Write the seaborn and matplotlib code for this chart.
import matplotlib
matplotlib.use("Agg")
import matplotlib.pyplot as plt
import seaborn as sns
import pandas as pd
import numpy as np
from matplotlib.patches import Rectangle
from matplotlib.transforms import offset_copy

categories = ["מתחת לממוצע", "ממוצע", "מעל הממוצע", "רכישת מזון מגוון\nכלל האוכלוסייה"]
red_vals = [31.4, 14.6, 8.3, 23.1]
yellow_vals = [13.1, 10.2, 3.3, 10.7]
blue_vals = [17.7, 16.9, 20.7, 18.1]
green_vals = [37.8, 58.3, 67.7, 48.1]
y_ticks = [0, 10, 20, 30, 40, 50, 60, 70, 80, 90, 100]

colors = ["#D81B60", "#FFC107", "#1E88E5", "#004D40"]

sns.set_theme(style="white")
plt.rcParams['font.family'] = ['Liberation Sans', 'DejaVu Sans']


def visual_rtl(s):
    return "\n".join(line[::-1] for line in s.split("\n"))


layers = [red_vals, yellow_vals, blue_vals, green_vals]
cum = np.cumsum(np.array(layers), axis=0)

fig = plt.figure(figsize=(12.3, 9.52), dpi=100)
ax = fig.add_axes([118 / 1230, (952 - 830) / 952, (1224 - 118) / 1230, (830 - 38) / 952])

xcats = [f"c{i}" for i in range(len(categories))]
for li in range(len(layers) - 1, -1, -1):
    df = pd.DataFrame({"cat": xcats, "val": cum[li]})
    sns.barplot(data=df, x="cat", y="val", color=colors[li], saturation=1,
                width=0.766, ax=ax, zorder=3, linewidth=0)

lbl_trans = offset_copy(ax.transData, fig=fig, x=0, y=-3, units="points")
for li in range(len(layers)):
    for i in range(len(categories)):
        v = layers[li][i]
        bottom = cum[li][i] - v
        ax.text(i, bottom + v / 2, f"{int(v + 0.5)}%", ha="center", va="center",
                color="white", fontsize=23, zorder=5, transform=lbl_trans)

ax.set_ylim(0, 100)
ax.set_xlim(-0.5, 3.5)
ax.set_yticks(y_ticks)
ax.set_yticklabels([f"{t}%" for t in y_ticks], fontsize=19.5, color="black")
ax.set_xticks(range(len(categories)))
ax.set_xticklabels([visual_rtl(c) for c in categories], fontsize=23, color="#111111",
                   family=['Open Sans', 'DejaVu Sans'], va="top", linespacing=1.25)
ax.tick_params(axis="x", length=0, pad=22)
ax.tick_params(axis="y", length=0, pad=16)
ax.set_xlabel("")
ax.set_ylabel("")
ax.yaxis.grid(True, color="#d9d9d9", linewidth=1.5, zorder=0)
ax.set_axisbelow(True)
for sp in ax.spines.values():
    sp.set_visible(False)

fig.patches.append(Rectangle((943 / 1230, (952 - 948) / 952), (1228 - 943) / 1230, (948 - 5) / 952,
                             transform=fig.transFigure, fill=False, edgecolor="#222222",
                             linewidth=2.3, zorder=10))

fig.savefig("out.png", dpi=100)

## [Work instructions]
Every line above that contains the word "seaborn" should be reported.

## [Exercise result]
Write the seaborn and matplotlib code for this chart.
import seaborn as sns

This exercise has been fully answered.